## JOB
Omit every picture and write out the rest of the records exactly.

------------

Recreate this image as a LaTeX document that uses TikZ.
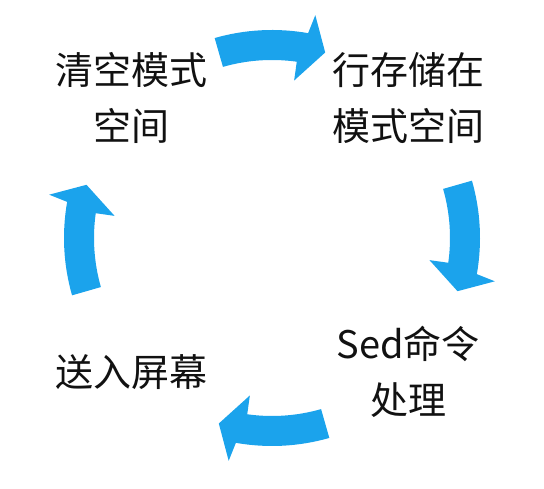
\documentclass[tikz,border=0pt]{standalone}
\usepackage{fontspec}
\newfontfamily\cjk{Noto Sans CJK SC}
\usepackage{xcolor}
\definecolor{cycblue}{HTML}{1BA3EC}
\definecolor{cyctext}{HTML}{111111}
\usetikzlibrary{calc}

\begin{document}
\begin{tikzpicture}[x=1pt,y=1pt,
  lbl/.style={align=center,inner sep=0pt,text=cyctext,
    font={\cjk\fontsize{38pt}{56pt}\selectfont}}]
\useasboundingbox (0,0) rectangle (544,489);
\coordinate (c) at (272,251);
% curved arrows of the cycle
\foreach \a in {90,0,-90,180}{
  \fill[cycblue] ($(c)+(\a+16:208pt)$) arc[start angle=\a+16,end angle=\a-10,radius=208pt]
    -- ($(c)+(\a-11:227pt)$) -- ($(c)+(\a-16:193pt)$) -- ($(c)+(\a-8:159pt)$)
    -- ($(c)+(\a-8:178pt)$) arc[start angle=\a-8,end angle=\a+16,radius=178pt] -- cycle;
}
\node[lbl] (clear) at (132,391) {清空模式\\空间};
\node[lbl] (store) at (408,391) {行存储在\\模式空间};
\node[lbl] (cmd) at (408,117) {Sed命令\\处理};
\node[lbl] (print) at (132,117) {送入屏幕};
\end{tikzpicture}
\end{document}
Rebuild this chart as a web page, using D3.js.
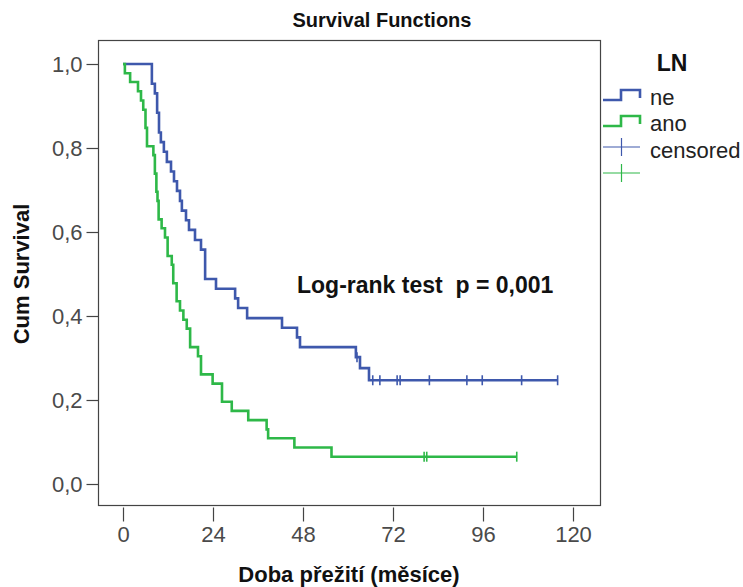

------------

## OUTPUT OF THE TASK
Recreate this image as a LaTeX document that uses TikZ.
\documentclass[tikz,border=0pt]{standalone}
\usepackage{fontspec}
\newfontfamily\cjk{Noto Sans CJK SC}
\usepackage{xcolor}
\definecolor{cycblue}{HTML}{1BA3EC}
\definecolor{cyctext}{HTML}{111111}
\usetikzlibrary{calc}

\begin{document}
\begin{tikzpicture}[x=1pt,y=1pt,
  lbl/.style={align=center,inner sep=0pt,text=cyctext,
    font={\cjk\fontsize{38pt}{56pt}\selectfont}}]
\useasboundingbox (0,0) rectangle (544,489);
\coordinate (c) at (272,251);
% curved arrows of the cycle
\foreach \a in {90,0,-90,180}{
  \fill[cycblue] ($(c)+(\a+16:208pt)$) arc[start angle=\a+16,end angle=\a-10,radius=208pt]
    -- ($(c)+(\a-11:227pt)$) -- ($(c)+(\a-16:193pt)$) -- ($(c)+(\a-8:159pt)$)
    -- ($(c)+(\a-8:178pt)$) arc[start angle=\a-8,end angle=\a+16,radius=178pt] -- cycle;
}
\node[lbl] (clear) at (132,391) {清空模式\\空间};
\node[lbl] (store) at (408,391) {行存储在\\模式空间};
\node[lbl] (cmd) at (408,117) {Sed命令\\处理};
\node[lbl] (print) at (132,117) {送入屏幕};
\end{tikzpicture}
\end{document}
Rebuild this chart as a web page, using D3.js.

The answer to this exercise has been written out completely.